Perhaps we see religion as an answer to one of the oldest political problems. If we prefer the rule of law to the rule of men, we must ask, with the Roman satirist Juvenal, quis custodiet ipsos custodies? Who watches the watchmen? In other words, when we cede power to political authorities to protect us, who will ensure that they don't use that power to serve their own interests at our expense? Democracy itself provides one check, but a highly imperfect one.
The answer religion provides is that perhaps nobody needs to be actually watching the watchmen, so long as they believe that they are always being watched—and being held accountable—by a power more informed and perceptive than even the electorate. To borrow Nietzsche's provocative term, we may want to ensure that our political masters are bound by a slave morality—which is to say, an ethos characterized by humility and empathy with the powerless, one in which the "will to power" is suppressed. Social theorist Jane Jacobs suggested in her book Systems of Survival that everyday commercial life and the sphere of government are (ideally) governed by distinct "moral syndromes." We don't much object when private citizens act through the market to pursue their own self-interest; such behavior tends to benefit us all in the long run. But we want those who wield political power to play by different rules. So we may want political leaders to express deference to religious principles, even if we don't adhere to the same principles in our private lives.

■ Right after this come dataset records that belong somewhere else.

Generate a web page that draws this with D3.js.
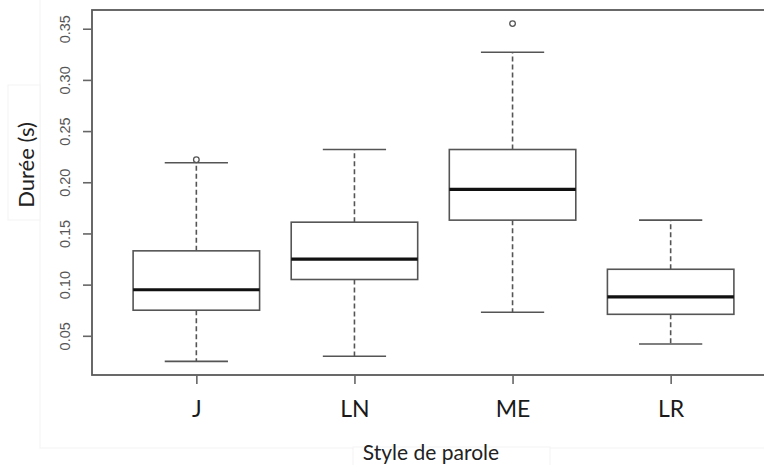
<!DOCTYPE html>
<html>
<head>
<meta charset="utf-8">
<script src="https://cdn.jsdelivr.net/npm/d3@7"></script>
<style>
  body { margin: 0; background: #fff; }
  svg { display: block; }
</style>
</head>
<body>
<svg width="764" height="465"></svg>
<script>
// data
var categories = ["J", "LN", "ME", "LR"];
var lowerWhisker = [0.025, 0.030, 0.073, 0.042];
var q1 = [0.075, 0.105, 0.163, 0.071];
var median = [0.095, 0.125, 0.193, 0.088];
var q3 = [0.133, 0.161, 0.232, 0.115];
var upperWhisker = [0.219, 0.232, 0.327, 0.163];
var outlierCat = ["J", "ME"];
var outlierVal = [0.222, 0.355];
var yTicks = [0.05, 0.10, 0.15, 0.20, 0.25, 0.30, 0.35];

var svg = d3.select("svg");

// faint slide boxes behind the picture
svg.append("rect")
    .attr("x", 40).attr("y", -2).attr("width", 740).attr("height", 450)
    .style("fill", "#fff").style("stroke", "#f3f3f3");

var frame = {left: 92, top: 10, right: 775, bottom: 375};

var x = d3.scaleLinear()
    .domain([0.34, 4.66])
    .range([frame.left, frame.right]);

var y = d3.scaleLinear()
    .domain([0.0117, 0.3683])
    .range([frame.bottom, frame.top]);

var halfBox = x(1.4) - x(1);
var halfCap = x(1.2) - x(1);

var boxes = categories.map(function(c, i) {
    return {cat: c, pos: i + 1, lo: lowerWhisker[i], q1: q1[i], med: median[i], q3: q3[i], hi: upperWhisker[i]};
});

var g = svg.selectAll("g.box").data(boxes).enter().append("g").attr("class", "box");

// whiskers
g.append("line")
    .attr("x1", d => x(d.pos)).attr("x2", d => x(d.pos))
    .attr("y1", d => y(d.q3)).attr("y2", d => y(d.hi))
    .style("stroke", "#555").style("stroke-width", 1.6).style("stroke-dasharray", "5,3");
g.append("line")
    .attr("x1", d => x(d.pos)).attr("x2", d => x(d.pos))
    .attr("y1", d => y(d.q1)).attr("y2", d => y(d.lo))
    .style("stroke", "#555").style("stroke-width", 1.6).style("stroke-dasharray", "5,3");

// caps
g.append("line")
    .attr("x1", d => x(d.pos) - halfCap).attr("x2", d => x(d.pos) + halfCap)
    .attr("y1", d => y(d.hi)).attr("y2", d => y(d.hi))
    .style("stroke", "#555").style("stroke-width", 1.6);
g.append("line")
    .attr("x1", d => x(d.pos) - halfCap).attr("x2", d => x(d.pos) + halfCap)
    .attr("y1", d => y(d.lo)).attr("y2", d => y(d.lo))
    .style("stroke", "#555").style("stroke-width", 1.6);

// box
g.append("rect")
    .attr("x", d => x(d.pos) - halfBox)
    .attr("width", 2 * halfBox)
    .attr("y", d => y(d.q3))
    .attr("height", d => y(d.q1) - y(d.q3))
    .style("fill", "#fff").style("stroke", "#555").style("stroke-width", 1.6);

// median
g.append("line")
    .attr("x1", d => x(d.pos) - halfBox).attr("x2", d => x(d.pos) + halfBox)
    .attr("y1", d => y(d.med)).attr("y2", d => y(d.med))
    .style("stroke", "#111").style("stroke-width", 3.2);

// outliers
svg.selectAll("circle.out").data(outlierVal).enter().append("circle")
    .attr("class", "out")
    .attr("cx", (d, i) => x(categories.indexOf(outlierCat[i]) + 1))
    .attr("cy", d => y(d))
    .attr("r", 2.8)
    .style("fill", "#fff").style("stroke", "#555").style("stroke-width", 1.3);

// frame
svg.append("rect")
    .attr("x", frame.left).attr("y", frame.top)
    .attr("width", frame.right - frame.left).attr("height", frame.bottom - frame.top)
    .style("fill", "none").style("stroke", "#595959").style("stroke-width", 1.8);

// y axis
var yAxis = svg.append("g")
    .attr("transform", "translate(" + frame.left + ",0)")
    .call(d3.axisLeft(y).tickValues(yTicks).tickSize(9).tickFormat(d3.format(".2f")));
yAxis.select(".domain").remove();
yAxis.selectAll(".tick line").style("stroke", "#666").style("stroke-width", 1.6);
yAxis.selectAll(".tick text")
    .attr("x", null).attr("dy", null)
    .attr("transform", "translate(-22,0) rotate(-90)")
    .attr("text-anchor", "middle")
    .style("font-family", "'Liberation Sans', Arial, sans-serif")
    .style("font-size", "14.5px")
    .style("fill", "#555");

// x axis
var xAxis = svg.append("g")
    .attr("transform", "translate(0," + frame.bottom + ")")
    .call(d3.axisBottom(x).tickValues([1, 2, 3, 4]).tickSize(9).tickFormat(d => categories[d - 1]));
xAxis.select(".domain").remove();
xAxis.selectAll(".tick line").style("stroke", "#666").style("stroke-width", 1.6);
xAxis.selectAll(".tick text")
    .attr("y", 42).attr("dy", null)
    .style("font-family", "Lato, 'Open Sans', sans-serif")
    .style("font-size", "23px")
    .style("fill", "#1a1a1a");

// axis titles
svg.append("rect")
    .attr("x", 353).attr("y", 447).attr("width", 197).attr("height", 25)
    .style("fill", "#fff").style("stroke", "#f3f3f3");
svg.append("text")
    .attr("x", 431).attr("y", 460)
    .attr("text-anchor", "middle")
    .style("font-family", "Lato, 'Open Sans', sans-serif")
    .style("font-size", "21px")
    .style("fill", "#222")
    .text("Style de parole");

svg.append("rect")
    .attr("x", 8).attr("y", 85).attr("width", 32).attr("height", 135)
    .style("fill", "#fff").style("stroke", "#f3f3f3");
svg.append("text")
    .attr("transform", "translate(34,165) rotate(-90)")
    .attr("text-anchor", "middle")
    .style("font-family", "Lato, 'Open Sans', sans-serif")
    .style("font-size", "22px")
    .style("fill", "#222")
    .text("Durée (s)");
</script>
</body>
</html>
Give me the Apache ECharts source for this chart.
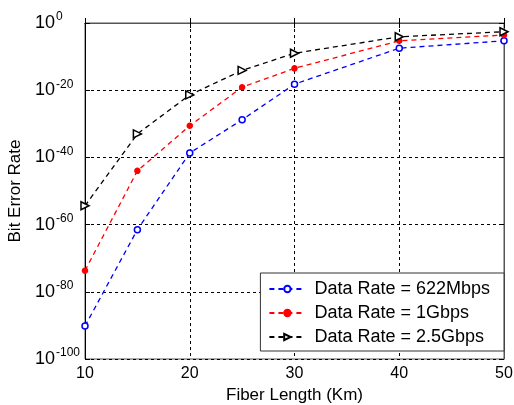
<!DOCTYPE html>
<html><head><meta charset="utf-8">
<script src="https://cdn.jsdelivr.net/npm/echarts@6/dist/echarts.min.js"></script>
<style>html,body{margin:0;padding:0;background:#fff}#c{width:514px;height:405px}</style>
</head><body><div id="c"></div>
<script>
// Bit error rate given as log10(BER)
const fiberLength = [10, 15, 20, 25, 30, 40, 50];
const log10Ber622M = [-90.2, -61.5, -38.7, -28.8, -18.2, -7.5, -5.3];
const log10Ber1G = [-73.7, -44, -30.6, -19.1, -13.5, -5.3, -3.6];
const log10Ber25G = [-54.4, -33, -21.4, -14.1, -9, -4.1, -2.6];
const seriesNames = ['Data Rate = 622Mbps', 'Data Rate = 1Gbps', 'Data Rate = 2.5Gbps'];
const xTicks = [10, 20, 30, 40, 50];
const yTickExponents = [-100, -80, -60, -40, -20, 0];

const toPairs = e => fiberLength.map((x, i) => [x, e[i]]);
const font = 'Liberation Sans, Arial, sans-serif';
const chart = echarts.init(document.getElementById('c'));
const mk = (name, data, color, symbol, size, fillWhite) => ({
  name, type: 'line', data: toPairs(data), symbol, symbolSize: size,
  lineStyle: { color, type: [5, 4], width: 1.3 },
  itemStyle: { color: fillWhite ? '#fff' : color, borderColor: color, borderWidth: 1.5 },
  emphasis: { disabled: true }, animation: false
});
const tickStyle = { inside: true, length: 5, lineStyle: { color: '#000' } };
const grid = { type: [3, 3], color: '#000', width: 1 };
chart.setOption({
  animation: false,
  grid: { left: 85, right: 10, top: 23, bottom: 46, show: true, borderColor: '#555', borderWidth: 1,
    outerBoundsMode: 'none', containLabel: false },
  xAxis: [{
    type: 'value', min: 10, max: 50, interval: 10,
    name: 'Fiber Length (Km)', nameLocation: 'middle', nameGap: 25,
    nameTextStyle: { fontFamily: font, fontSize: 17, color: '#000' },
    axisLine: { lineStyle: { color: '#000' } },
    axisTick: tickStyle,
    axisLabel: { fontFamily: font, fontSize: 16, color: '#000', margin: 7,
      formatter: v => xTicks.includes(v) ? String(v) : '' },
    splitLine: { show: true, lineStyle: grid }
  }, {
    type: 'value', position: 'top', min: 10, max: 50, interval: 10,
    axisLine: { lineStyle: { color: '#555' } }, axisTick: tickStyle,
    axisLabel: { show: false }, splitLine: { show: false }
  }],
  yAxis: [{
    type: 'value', min: -100, max: 0, interval: 20,
    name: 'Bit Error Rate', nameLocation: 'middle', nameGap: 59,
    nameTextStyle: { fontFamily: font, fontSize: 17, color: '#000' },
    axisLine: { show: true, lineStyle: { color: '#000' } },
    axisTick: Object.assign({ show: true }, tickStyle),
    axisLabel: {
      fontFamily: font, color: '#000', margin: 50, align: 'left',
      formatter: v => yTickExponents.includes(v) ? '{b|10}{s|' + v + '}' : '',
      rich: {
        b: { fontFamily: font, fontSize: 18, lineHeight: 18, color: '#000', verticalAlign: 'bottom' },
        s: { fontFamily: font, fontSize: 12, lineHeight: 12, color: '#000', verticalAlign: 'bottom', padding: [0, 0, 9, 1] }
      }
    },
    splitLine: { show: true, lineStyle: grid }
  }, {
    type: 'value', position: 'right', min: -100, max: 0, interval: 20,
    axisLine: { show: true, lineStyle: { color: '#555' } },
    axisTick: Object.assign({ show: true }, tickStyle),
    axisLabel: { show: false }, splitLine: { show: false }
  }],
  legend: {
    orient: 'vertical', right: 10, bottom: 54, left: 'auto',
    backgroundColor: '#fff', borderColor: '#333', borderWidth: 1,
    padding: [7, 14, 5, 8], itemWidth: 36, itemHeight: 8, itemGap: 6,
    textStyle: { fontFamily: font, fontSize: 18, color: '#000', padding: [0, 0, 0, 4] },
    data: seriesNames
  },
  series: [
    mk(seriesNames[0], log10Ber622M, '#0000ff', 'circle', 6, true),
    mk(seriesNames[1], log10Ber1G, '#ff0000', 'circle', 5, false),
    mk(seriesNames[2], log10Ber25G, '#000000', 'path://M0,0L10,5L0,10Z', 8, true)
  ]
});
</script></body></html>
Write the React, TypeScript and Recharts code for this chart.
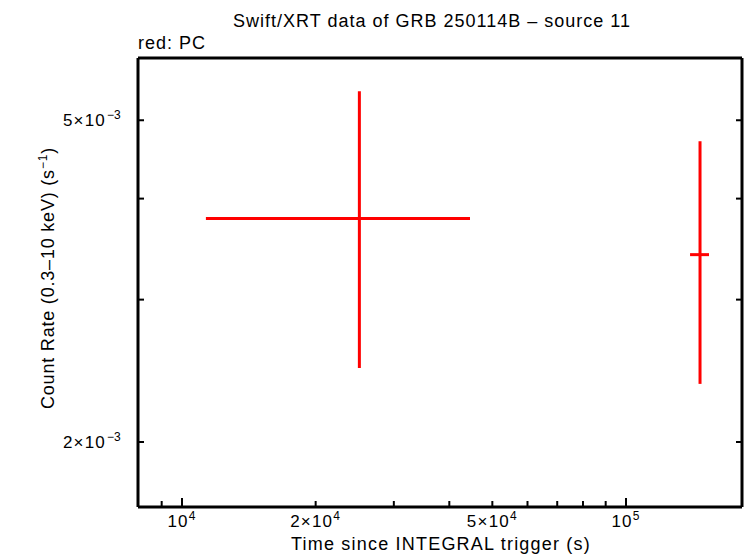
import { ScatterChart, Scatter, XAxis, YAxis, ErrorBar } from 'recharts';

// light curve points (PC mode)
const times = [25090, 146800];
const timeErrLow = [13770, 7400];
const timeErrHigh = [19440, 7000];
const rates = [3.78e-3, 3.41e-3];
const rateErrLow = [1.31e-3, 1.05e-3];
const rateErrHigh = [1.65e-3, 1.3e-3];

const xTicks = [9000, 10000, 20000, 30000, 40000, 50000, 60000, 70000, 80000, 90000, 100000];
const xMajor = [10000, 100000];
const xLabels: Record<number, [string, string]> = {
  10000: ['10', '4'],
  20000: ['2×10', '4'],
  50000: ['5×10', '4'],
  100000: ['10', '5'],
};
const yTicks = [0.002, 0.003, 0.004, 0.005];
const yLabels: Record<number, [string, string]> = {
  0.002: ['2×10', '−3'],
  0.005: ['5×10', '−3'],
};

const xDomain = [7960, 182500];
const yDomain = [0.001662, 0.00597];

const points = times.map((t, i) => ({
  time: t,
  rate: rates[i],
  timeErr: [timeErrLow[i], timeErrHigh[i]],
  rateErr: [rateErrLow[i], rateErrHigh[i]],
}));

const FONT = 'Liberation Sans, Arial, sans-serif';

function XTick(props: any) {
  const { x, y, payload, side } = props;
  const v = payload.value;
  const len = xMajor.includes(v) ? 9 : 6;
  const dir = side === 'top' ? 1 : -1;
  const lab = xLabels[v];
  return (
    <g>
      <line x1={x} y1={y} x2={x} y2={y + dir * len} stroke="#000" strokeWidth={2} />
      {side !== 'top' && lab && (
        <text x={x} y={y + 20} textAnchor="middle" fontFamily={FONT} fontSize={17} letterSpacing={1.2} fill="#000">
          {lab[0]}
          <tspan dy={-7} fontSize={12}>{lab[1]}</tspan>
        </text>
      )}
    </g>
  );
}

function YTick(props: any) {
  const { x, y, payload, side } = props;
  const v = payload.value;
  const dir = side === 'right' ? -1 : 1;
  const lab = yLabels[v];
  return (
    <g>
      <line x1={x} y1={y} x2={x + dir * 6} y2={y} stroke="#000" strokeWidth={2} />
      {side !== 'right' && lab && (
        <text x={x - 32} y={y + 6} textAnchor="end" fontFamily={FONT} fontSize={17} letterSpacing={1.2} fill="#000">
          {lab[0]}
        </text>
      )}
      {side !== 'right' && lab && (
        <text x={x - 31} y={y - 1} fontFamily={FONT} fontSize={12} fill="#000">
          {lab[1]}
        </text>
      )}
    </g>
  );
}

export default function App() {
  return (
    <div style={{ position: 'absolute', left: 0, top: 0, width: 746, height: 558, background: '#fff' }}>
      <ScatterChart width={746} height={558} margin={{ top: 0, right: 0, bottom: 0, left: 0 }}>
        <XAxis
          xAxisId="main"
          dataKey="time"
          type="number"
          scale="log"
          domain={xDomain}
          allowDataOverflow
          ticks={xTicks}
          interval={0}
          height={51}
          tickSize={0}
          tickMargin={0}
          tickLine={false}
          axisLine={{ stroke: '#000', strokeWidth: 3 }}
          tick={(p: any) => <XTick {...p} side="bottom" />}
        />
        <XAxis
          xAxisId="top"
          orientation="top"
          type="number"
          scale="log"
          domain={xDomain}
          allowDataOverflow
          ticks={xTicks}
          interval={0}
          height={58}
          tickSize={0}
          tickMargin={0}
          tickLine={false}
          axisLine={{ stroke: '#000', strokeWidth: 3 }}
          tick={(p: any) => <XTick {...p} side="top" />}
        />
        <YAxis
          yAxisId="main"
          dataKey="rate"
          type="number"
          scale="log"
          domain={yDomain}
          allowDataOverflow
          ticks={yTicks}
          interval={0}
          width={138}
          tickSize={0}
          tickMargin={0}
          tickLine={false}
          axisLine={{ stroke: '#000', strokeWidth: 3 }}
          tick={(p: any) => <YTick {...p} side="left" />}
        />
        <YAxis
          yAxisId="right"
          orientation="right"
          type="number"
          scale="log"
          domain={yDomain}
          allowDataOverflow
          ticks={yTicks}
          interval={0}
          width={4}
          tickSize={0}
          tickMargin={0}
          tickLine={false}
          axisLine={{ stroke: '#000', strokeWidth: 3 }}
          tick={(p: any) => <YTick {...p} side="right" />}
        />
        <Scatter
          data={points}
          dataKey="rate"
          xAxisId="main"
          yAxisId="main"
          isAnimationActive={false}
          shape={() => <g />}
        >
          <ErrorBar dataKey="timeErr" direction="x" width={0} stroke="#ff0000" strokeWidth={3} isAnimationActive={false} />
          <ErrorBar dataKey="rateErr" direction="y" width={0} stroke="#ff0000" strokeWidth={3} isAnimationActive={false} />
        </Scatter>
      </ScatterChart>
      <svg width={746} height={558} style={{ position: 'absolute', left: 0, top: 0, pointerEvents: 'none' }}>
        <text x={432} y={27} textAnchor="middle" fontFamily={FONT} fontSize={18} letterSpacing={1} fill="#000">
          Swift/XRT data of GRB 250114B – source 11
        </text>
        <text x={138} y={49} fontFamily={FONT} fontSize={18} letterSpacing={1} fill="#000">
          red: PC
        </text>
        <text x={441} y={550} textAnchor="middle" fontFamily={FONT} fontSize={18} letterSpacing={1.2} fill="#000">
          Time since INTEGRAL trigger (s)
        </text>
        <text
          x={0}
          y={0}
          transform="translate(54 278) rotate(-90)"
          textAnchor="middle"
          fontFamily={FONT}
          fontSize={18}
          letterSpacing={0.8}
          fill="#000"
        >
          Count Rate (0.3–10 keV) (s
          <tspan dy={-7} fontSize={12}>−1</tspan>
          <tspan dy={7}>)</tspan>
        </text>
      </svg>
    </div>
  );
}
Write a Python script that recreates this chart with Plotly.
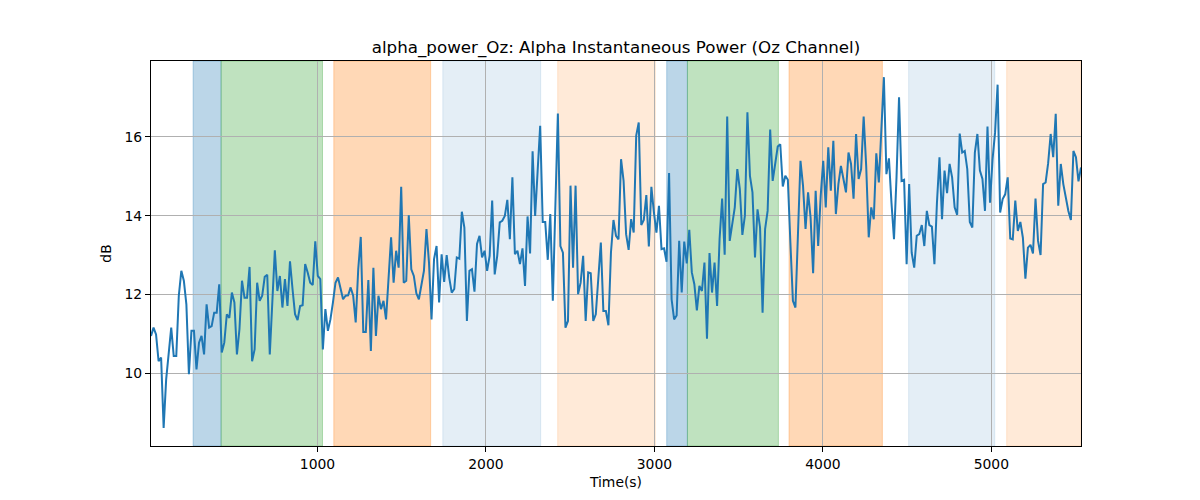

If that's the case, Dean is off to a bad start. As Foer recounts, Dean's defection from the Episcopal Church to Congregationalism was inspired by a bike-path-to-Damascus experience: The local Episcopal diocese had fought Dean's crusade to build a scenic bike trail, which would've required the Church to cede a strip of property. Politics, in other words, subordinates religion. His recent efforts to change his image may be similarly misguided. Dean's citation of the Book of Job as his favorite biblical passage, for instance, may backfire. First because, as William Safire noted, Dean's comments indicated that he wasn't altogether clear on what, precisely, his favorite passage says or where in the Bible it's found. But, more importantly, by picking Job—indeed, identifying himself with Job—Dean fails to make his faith a signal of humility and subordination to God. Instead, he selects as his exemplar the biblical figure most associated with religious doubt, with a need to question Jehovah, to "come even to his seat...order my cause before him and fill my mouth with arguments."
Liberals—in the broad sense of that term—may get uneasy with their fellow citizens' desire to take their politics with a dose of religion. Yet that desire may prove to be healthy from a liberal perspective. It's a sign that we're not yet ready to accept rulers for whom politics itself is the only thing deserving of worship.